Tuesday 15 February 2011 by Bradley M. Kuhn
In the USA, the deadline for comments on ACTA is today (Tuesday 15 February 2011) at 17:00 US/Eastern. It's absolutely imperative that every USA citizen submit a comment on this. The Free Software Foundation has details on how to do so.
ACTA is a dangerous international agreement that would establish additional criminal penalties, promulgate DMCA/EUCD-like legislation around the world, and otherwise extend copyright law into places it should not go. Copyright law is already much stronger than anyone needs.
On a meta-point, it's extremely important that USA citizens participate in comment processes like this. The reason that things like ACTA can happen in the USA is because most of the citizens don't pay attention. By way of hyperbolic fantasy, imagine if every citizen of the USA wrote a letter today to Mr. McCoy about ACTA. It'd be a news story on all the major news networks tonight, and would probably be in the headlines in print/online news stories tomorrow. Our whole country would suddenly be debating whether or not we should have criminal penalties for copying TV shows, and whether breaking a DVD's DRM should be illegal.
Obviously, that fantasy won't happen, but getting from where we are to that wonderful fantasy is actually linear; each person who writes to Mr. McCoy today makes a difference! Please take 15 minutes out of your day today and do so. It's the least you can do on this issue.
The Free Software Foundation has a sample letter you can use if you don't have time to write your own. I wrote my own, giving some of my unique perspective, which I include below.

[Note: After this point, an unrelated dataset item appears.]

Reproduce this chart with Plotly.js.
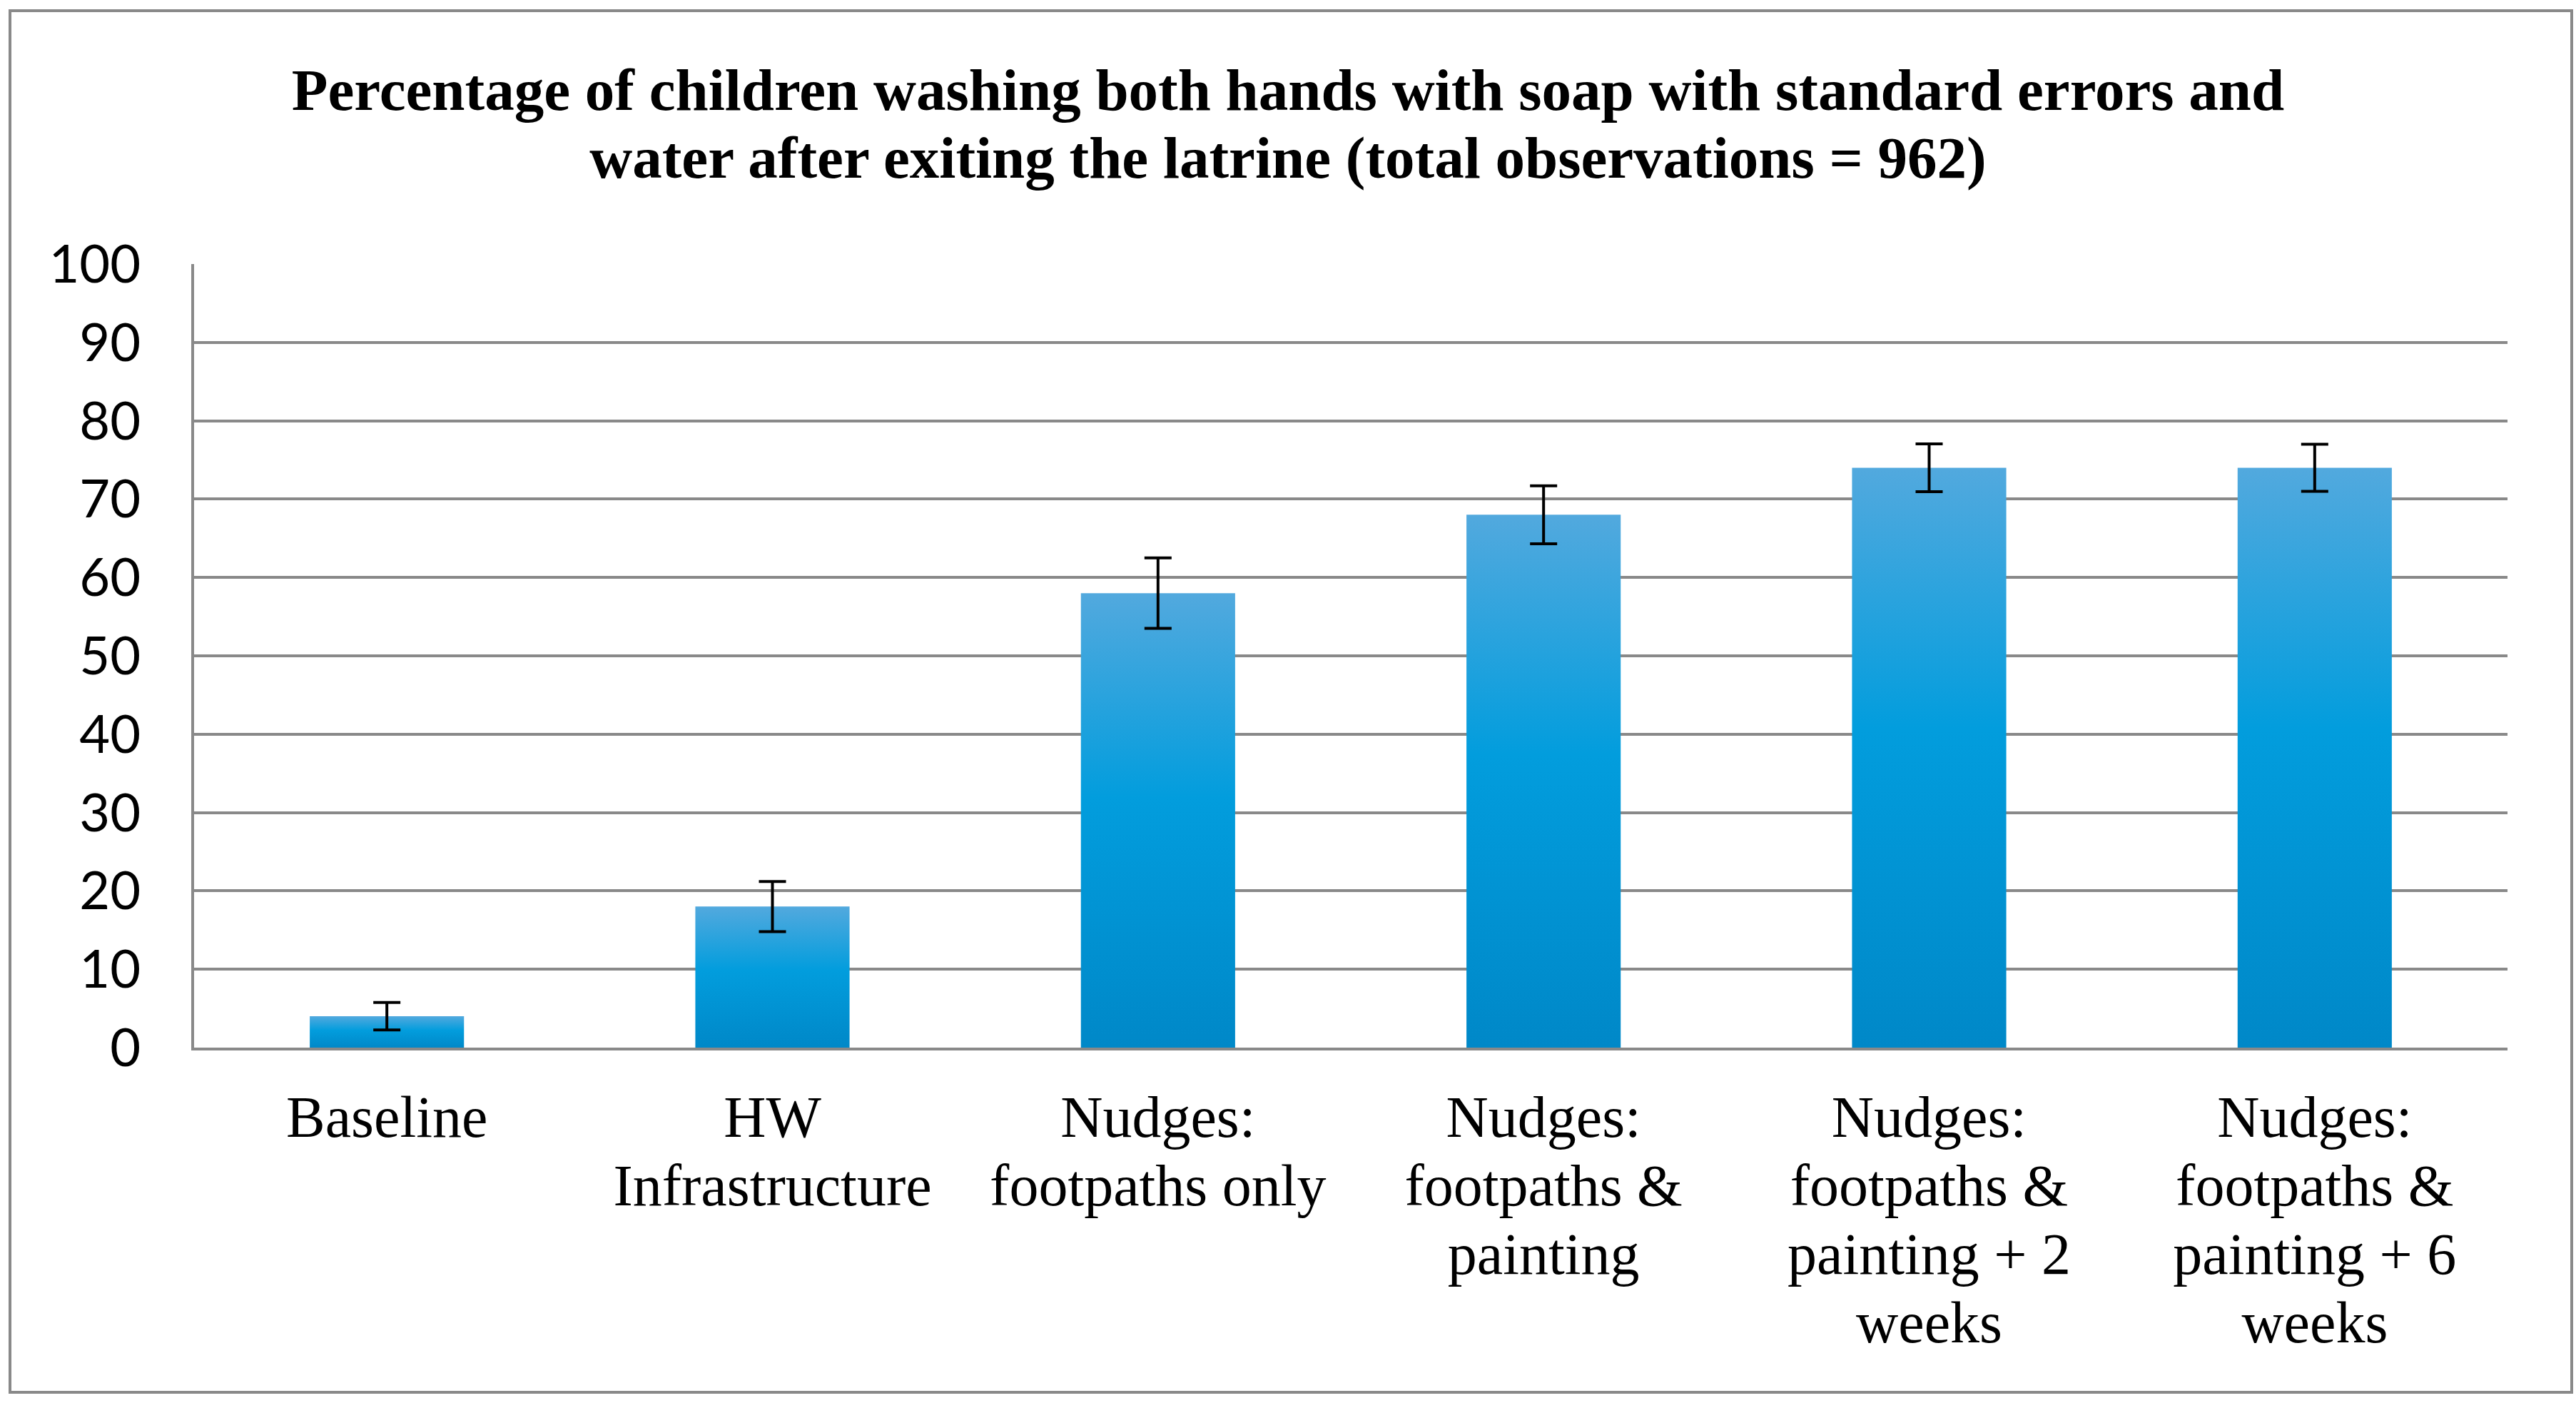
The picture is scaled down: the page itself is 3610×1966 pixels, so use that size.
<!DOCTYPE html>
<html>
<head>
<meta charset="utf-8">
<script src="https://cdn.plot.ly/plotly-3.0.1.min.js"></script>
<style>
html,body{margin:0;padding:0;background:#fff;}
#chart{width:3610px;height:1966px;}
</style>
</head>
<body>
<div id="chart"></div>
<script>
// ---- data ----
const categories = ["Baseline", "HW Infrastructure", "Nudges: footpaths only", "Nudges: footpaths & painting", "Nudges: footpaths & painting + 2 weeks", "Nudges: footpaths & painting + 6 weeks"];
const tickLabels = ["Baseline", "HW<br>Infrastructure", "Nudges:<br>footpaths only", "Nudges:<br>footpaths &<br>painting", "Nudges:<br>footpaths &<br>painting + 2<br>weeks", "Nudges:<br>footpaths &<br>painting + 6<br>weeks"];
const percentages = [4, 18, 58, 68, 74, 74];
const standardErrors = [1.75, 3.2, 4.5, 3.7, 3.05, 3.0];
const yTicks = [0, 10, 20, 30, 40, 50, 60, 70, 80, 90, 100];
const chartTitle = "Percentage of children washing both hands with soap with standard errors and<br>water after exiting the latrine (total observations = 962)";

// ---- layout geometry ----
const W = 3610, H = 1966;
const M = {l: 272, r: 96, t: 370, b: 498};
const plotW = W - M.l - M.r, plotH = H - M.t - M.b;
function px2x(px) { return (px - M.l) / plotW; }
function py2y(py) { return (H - M.b - py) / plotH; }

const trace = {
  type: 'bar',
  x: categories,
  y: percentages,
  marker: {color: '#0A9BDA', line: {width: 0}},
  error_y: {type: 'data', array: standardErrors, visible: true, color: '#000000', thickness: 4, width: 19},
  hoverinfo: 'none'
};

const layout = {
  width: W, height: H,
  margin: M,
  paper_bgcolor: '#ffffff',
  plot_bgcolor: '#ffffff',
  showlegend: false,
  bargap: 0.6,
  title: {
    text: chartTitle,
    font: {family: 'Liberation Serif, Times New Roman, serif', size: 83, color: '#000000', weight: 'bold'},
    x: 0.5, xref: 'container', xanchor: 'center',
    y: 1 - 154 / H, yref: 'container', yanchor: 'top'
  },
  xaxis: {
    type: 'category',
    tickmode: 'array',
    tickvals: categories,
    ticktext: tickLabels,
    tickangle: 0,
    tickfont: {family: 'Liberation Serif, Times New Roman, serif', size: 82, color: '#000000'},
    showline: true, linecolor: '#898989', linewidth: 4,
    showgrid: false, zeroline: false, ticks: '',
    ticklabelstandoff: 23,
    automargin: false, fixedrange: true
  },
  yaxis: {
    range: [0, 100],
    tickmode: 'array',
    tickvals: yTicks,
    ticktext: yTicks.map(String),
    tickfont: {family: 'Lato, Calibri, sans-serif', size: 74, color: '#000000'},
    showline: true, linecolor: '#898989', linewidth: 4,
    showgrid: true, gridcolor: '#898989', gridwidth: 4,
    zeroline: false, ticks: '',
    ticklabelstandoff: 56,
    automargin: false, fixedrange: true
  },
  shapes: [{
    type: 'rect', xref: 'paper', yref: 'paper',
    x0: px2x(14), x1: px2x(3604), y0: py2y(1951), y1: py2y(15),
    line: {color: '#898989', width: 4}, fillcolor: 'rgba(0,0,0,0)', layer: 'below'
  }]
};

Plotly.newPlot('chart', [trace], layout, {staticPlot: true, displayModeBar: false}).then(function(gd) {
  const ns = 'http://www.w3.org/2000/svg';
  const svg = gd.querySelector('svg.main-svg');
  let defs = svg.querySelector('defs');
  if (!defs) { defs = document.createElementNS(ns, 'defs'); svg.insertBefore(defs, svg.firstChild); }
  const grad = document.createElementNS(ns, 'linearGradient');
  grad.setAttribute('id', 'barGrad');
  grad.setAttribute('x1', '0'); grad.setAttribute('y1', '0');
  grad.setAttribute('x2', '0'); grad.setAttribute('y2', '1');
  [['0', '#52A9DE'], ['0.45', '#029DDD'], ['1', '#0088C8']].forEach(function(s) {
    const st = document.createElementNS(ns, 'stop');
    st.setAttribute('offset', s[0]);
    st.setAttribute('stop-color', s[1]);
    grad.appendChild(st);
  });
  defs.appendChild(grad);
  gd.querySelectorAll('.barlayer .point path').forEach(function(p) { p.style.fill = 'url(#barGrad)'; });
  function spacing(sel, em) {
    gd.querySelectorAll(sel).forEach(function(t) {
      t.querySelectorAll('tspan.line').forEach(function(ts, i) { ts.setAttribute('dy', (i * em) + 'em'); });
    });
  }
  spacing('.xtick text', 1.17);
  spacing('.gtitle', 1.15);
});
</script>
</body>
</html>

The automated system on regulations.gov assigned this comment below the tracking number of 80bef9a1 (cool, it's in hex! :)
Stanford K. McCoy
Assistant U.S. Trade Representative for Intellectual Property and Innovation
Office of the United States Trade Representative
600 17th St NW
Washington, DC 20006
Re: ACTA Public Comments (Docket no. USTR-2010-0014)
Dear Mr. McCoy:
I am a USA citizen writing to urge that the USA not sign ACTA. Copyright law already reaches too far. ACTA would extend problematic, overly-broad copyright rules around the world and would increase the already inappropriate criminal penalties for copyright infringement here in the USA.
Both individually and as an agent of my employer, I am regularly involved in copyright enforcement efforts to defend the Free Software license called the GNU General Public License (GPL). I therefore think my perspective can be uniquely contrasted with other copyright holders who support ACTA.
Specifically, when engaging in copyright enforcement for the GPL, we treat it as purely a civil issue, not a criminal one. We have been successful in defending the rights of software authors in this regard without the need for criminal penalties for the rampant copyright infringement that we often encounter.
I realize that many powerful corporate copyright holders wish to see criminal penalties for copyright infringement expanded. As someone who has worked in the area of copyright enforcement regularly for 12 years, I see absolutely no reason that any copyright infringement of any kind ever should be considered a criminal matter. Copyright holders who believe their rights have been infringed have the full power of civil law to defend their rights. Using the power of government to impose criminal penalties for copyright infringement is an inappropriate use of government to interfere in civil disputes between its citizens.
Finally, ACTA would introduce new barriers for those of us trying to change our copyright law here in the USA. The USA should neither impose its desired copyright regime on other countries, nor should the USA bind itself in international agreements on an issue where its citizens are in great disagreement about correct policy.
Thank you for considering my opinion, and please do not allow the USA to sign ACTA.
Sincerely,
Bradley M. Kuhn
Posted on Tuesday 15 February 2011 at 13:52 by Bradley M. Kuhn.